Sustaining a marriage with deployments

  • Published
  • By Senior Airman Lacie A. Carmody
  • 509th Bomb Wing Public Affairs
A good marriage requires dedication, love, understanding and togetherness. My marriage involves two career-oriented individuals, and my husband and I are rarely in the same spot for more than a few days at a time. It's still a good marriage, just unorthodox as far as societal standards are concerned.

In the year we've been married, we've spent less than three months in each other's presence and we couldn't be more in love. We know this is far from ideal, and we acknowledge the odds are against us.

Needless to say, we are not deterred. I met my husband a few weeks after arriving at my first duty station. We had an instant connection, and I fell in love, certain I would one day marry him.

However, less than two months into dating he received deployment orders, and we would be pulled apart, for more time than we'd been together. I was undeterred by the separation and when he returned, our bond grew strong once again. A few months later he asked me to marry him.

Fast forward a year, we've been married for ten months, and have been in the same place for less than three of those months. We knew going into our marriage that another deployment and a few TDYs were coming up in the months following our nuptials, but that was okay.

If our honeymoon fell on our first anniversary it would still mean time together and that is what ultimately counts. Though it may sound as if everything is perfect all the time and our relationship is a perpetual honeymoon, I can promise you, it isn't. We are like every other couple, trading and negotiating about chores and purchases.

We've bickered, we've reconciled. The only real difference lies in the distance that often separates us. So what makes our marriage work? Strong communication has been the keystone.

Cherishing the time we spend together and not taking advantage of the other person is important. Also, though it may seem silly, remembering why we fell in love in the first place has been my secret weapon throughout the long months apart.

Whenever I feel discouraged, I think of my husband's smile, and I can't help the one that spreads across my face. It's easy in today's society to give up on marriage.

According to the American Psychological Association, 90 percent of people in Western society marry by the age of 50. However, 40 to 50 percent of those marriages will end in divorce.

Drive down I-70 and you'll pass more than a few billboards advertising divorce lawyers. If either of us gave up, said it was too hard to spend the months apart, society would be indifferent.

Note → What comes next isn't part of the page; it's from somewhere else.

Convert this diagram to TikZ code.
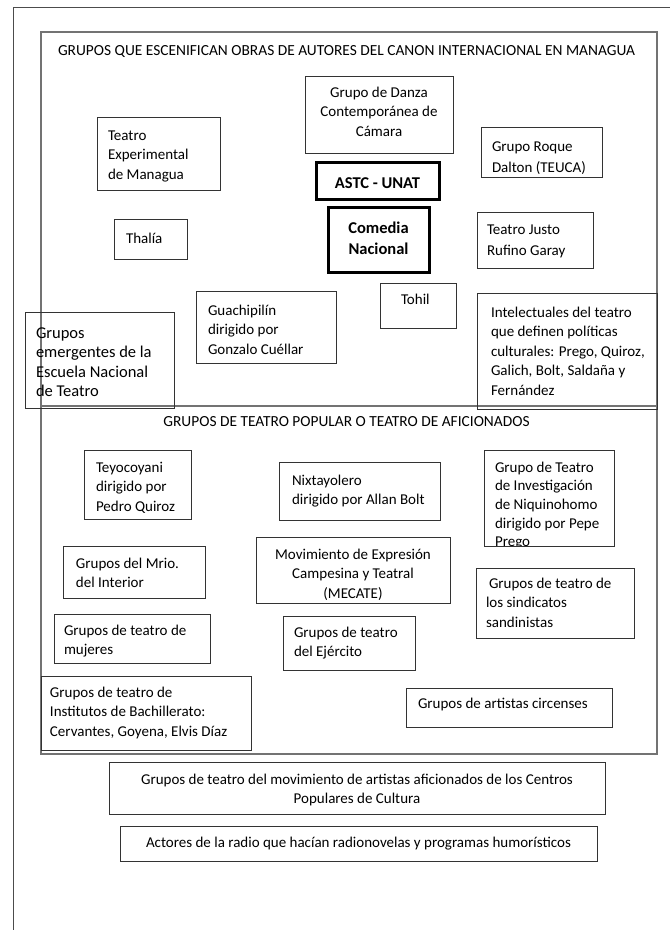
\documentclass[tikz,border=0pt]{standalone}
\usepackage{fontspec}
\setmainfont{Carlito}
\newcommand\nfnt{\fontsize{15pt}{19.5pt}\selectfont}
\newcommand\wfnt{\fontsize{15pt}{21.5pt}\selectfont}
\newcommand\tfnt{\fontsize{15pt}{18.7pt}\selectfont}
\newcommand\ttlfnt{\fontsize{15.4pt}{19.5pt}\selectfont}
\newcommand\bnfnt{\fontsize{16.5pt}{21pt}\selectfont\bfseries}
\newcommand\bigfnt{\fontsize{16.5pt}{19.5pt}\selectfont}
% #1 width, #2 height, #3 left pad, #4 first baseline from top, #5 font, #6 alignment, #7 text
\newcommand\tb[7]{\parbox[t][#2pt][t]{#1pt}{#5\vspace*{\dimexpr#4pt-\ht\strutbox\relax}\hspace*{#3pt}\parbox[t]{\dimexpr#1pt-#3pt\relax}{#6\strut#7}}}
\tikzset{
  bx/.style={draw=black!80, line width=0.8pt, inner sep=0pt, outer sep=0pt, anchor=north west},
  thickbx/.style={draw=black, line width=3pt, inner sep=0pt, outer sep=0pt, anchor=north west},
  container/.style={draw=black!55, line width=1.3pt, inner sep=0pt, outer sep=0pt, anchor=north west},
  frame/.style={draw=black!70, line width=0.8pt},
  ttl/.style={inner sep=0pt, anchor=base, font=\ttlfnt}
}
\begin{document}
\begin{tikzpicture}[x=1pt,y=-1pt]
\useasboundingbox (0,0) rectangle (670,930);
\draw[frame] (13,930) -- (13,7) -- (671,7);
% containers
\node[container, minimum width=616pt, minimum height=374pt] (canon) at (41,32) {};
\node[container, minimum width=616pt, minimum height=348pt] (popular) at (41,406) {};
\node[ttl] (ttlA) at (346.5,55) {GRUPOS QUE ESCENIFICAN OBRAS DE AUTORES DEL CANON INTERNACIONAL EN MANAGUA};
\node[ttl] (ttlB) at (346.5,426) {GRUPOS DE TEATRO POPULAR O TEATRO DE AFICIONADOS};
% canon boxes
\node[bx] (danza) at (305,76) {\tb{148}{77}{0}{21}{\nfnt}{\centering}{Grupo de Danza\\Contemporánea de\\Cámara}};
\node[bx] (exper) at (97,117) {\tb{123}{73}{11}{23}{\nfnt}{\raggedright}{Teatro\\Experimental\\de Managua}};
\node[bx] (roque) at (481,127) {\tb{121}{50}{11}{24}{\wfnt}{\raggedright}{Grupo Roque\\Dalton (TEUCA)}};
\node[thickbx] (astc) at (316,162) {\tb{123}{37}{0}{26}{\bnfnt}{\centering}{ASTC - UNAT}};
\node[thickbx] (comedia) at (328,207) {\tb{101}{65}{0}{26}{\bnfnt}{\centering}{Comedia\\Nacional}};
\node[bx] (thalia) at (114,219) {\tb{73}{40}{12}{24}{\nfnt}{\raggedright}{Thalía}};
\node[bx] (justo) at (477,212) {\tb{116}{56}{10}{22}{\wfnt}{\raggedright}{Teatro Justo\\Rufino Garay}};
\node[bx] (tohil) at (380,283) {\tb{76}{45}{21}{21}{\nfnt}{\raggedright}{Tohil}};
\node[bx] (guachi) at (196,291) {\tb{140}{72}{12}{24}{\nfnt}{\raggedright}{Guachipilín\\dirigido por\\Gonzalo Cuéllar}};
\node[bx] (emerg) at (25,312) {\tb{149}{96}{11}{26}{\bigfnt}{\raggedright}{Grupos\\emergentes de la\\Escuela Nacional\\de Teatro}};
\node[bx] (intel) at (477,293) {\tb{180}{116}{14}{24}{\nfnt}{\raggedright}{Intelectuales del teatro\\que definen políticas\\culturales: Prego, Quiroz,\\Galich, Bolt, Saldaña y\\Fernández}};
% popular boxes
\node[bx] (teyo) at (84,450) {\tb{107}{69}{12}{22}{\nfnt}{\raggedright}{Teyocoyani\\dirigido por\\Pedro Quiroz}};
\node[bx] (nixta) at (279,462) {\tb{161}{58}{13}{23}{\nfnt}{\raggedright}{Nixtayolero\\dirigido por Allan Bolt}};
\begin{scope}
\clip (484,450) rectangle (614,546);
\node[bx] (niqui) at (484,450) {\tb{130}{96}{11}{22}{\tfnt}{\raggedright}{Grupo de Teatro\\de Investigación\\de Niquinohomo\\dirigido por Pepe\\Prego}};
\end{scope}
\draw[draw=black!80, line width=0.8pt] (niqui.north west) rectangle (niqui.south east);
\node[bx] (mrio) at (63,546) {\tb{142}{52}{13}{22}{\nfnt}{\raggedright}{Grupos del Mrio.\\del Interior}};
\node[bx] (mecate) at (256,537) {\tb{194}{66}{0}{22}{\nfnt}{\centering}{Movimiento de Expresión\\Campesina y Teatral\\(MECATE)}};
\node[bx] (sindi) at (476,568) {\tb{158}{70}{10}{20}{\nfnt}{\raggedright}{\hspace*{3pt}Grupos de teatro de\\los sindicatos\\sandinistas}};
\node[bx] (mujeres) at (54,614) {\tb{156}{49}{10}{21}{\nfnt}{\raggedright}{Grupos de teatro de\\mujeres}};
\node[bx] (ejercito) at (283,616) {\tb{132}{54}{11}{21}{\nfnt}{\raggedright}{Grupos de teatro\\del Ejército}};
\node[bx] (bachi) at (41,676) {\tb{210}{74}{9}{21}{\nfnt}{\raggedright}{Grupos de teatro de\\Institutos de Bachillerato:\\Cervantes, Goyena, Elvis Díaz}};
\node[bx] (circo) at (406,688) {\tb{206}{39}{12}{20}{\nfnt}{\raggedright}{Grupos de artistas circenses}};
% bottom boxes
\node[bx] (centros) at (109,762) {\tb{496}{52}{0}{22}{\nfnt}{\centering}{Grupos de teatro del movimiento de artistas aficionados de los Centros\\Populares de Cultura}};
\node[bx] (actores) at (120,826) {\tb{477}{35}{0}{21}{\nfnt}{\centering}{Actores de la radio que hacían radionovelas y programas humorísticos}};
\end{tikzpicture}
\end{document}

My husband and I have very different beliefs when it comes to a variety of topics, but we do agree on the sanctity of marriage. So here we are, a few weeks shy of our first anniversary as a married couple.

The future is uncertain, but promising. Our drive is our respective careers.

We acknowledge that we're going against the grain, know the odds are stacked against us, but we're in love and we're determined to stand the test of not just distance but time.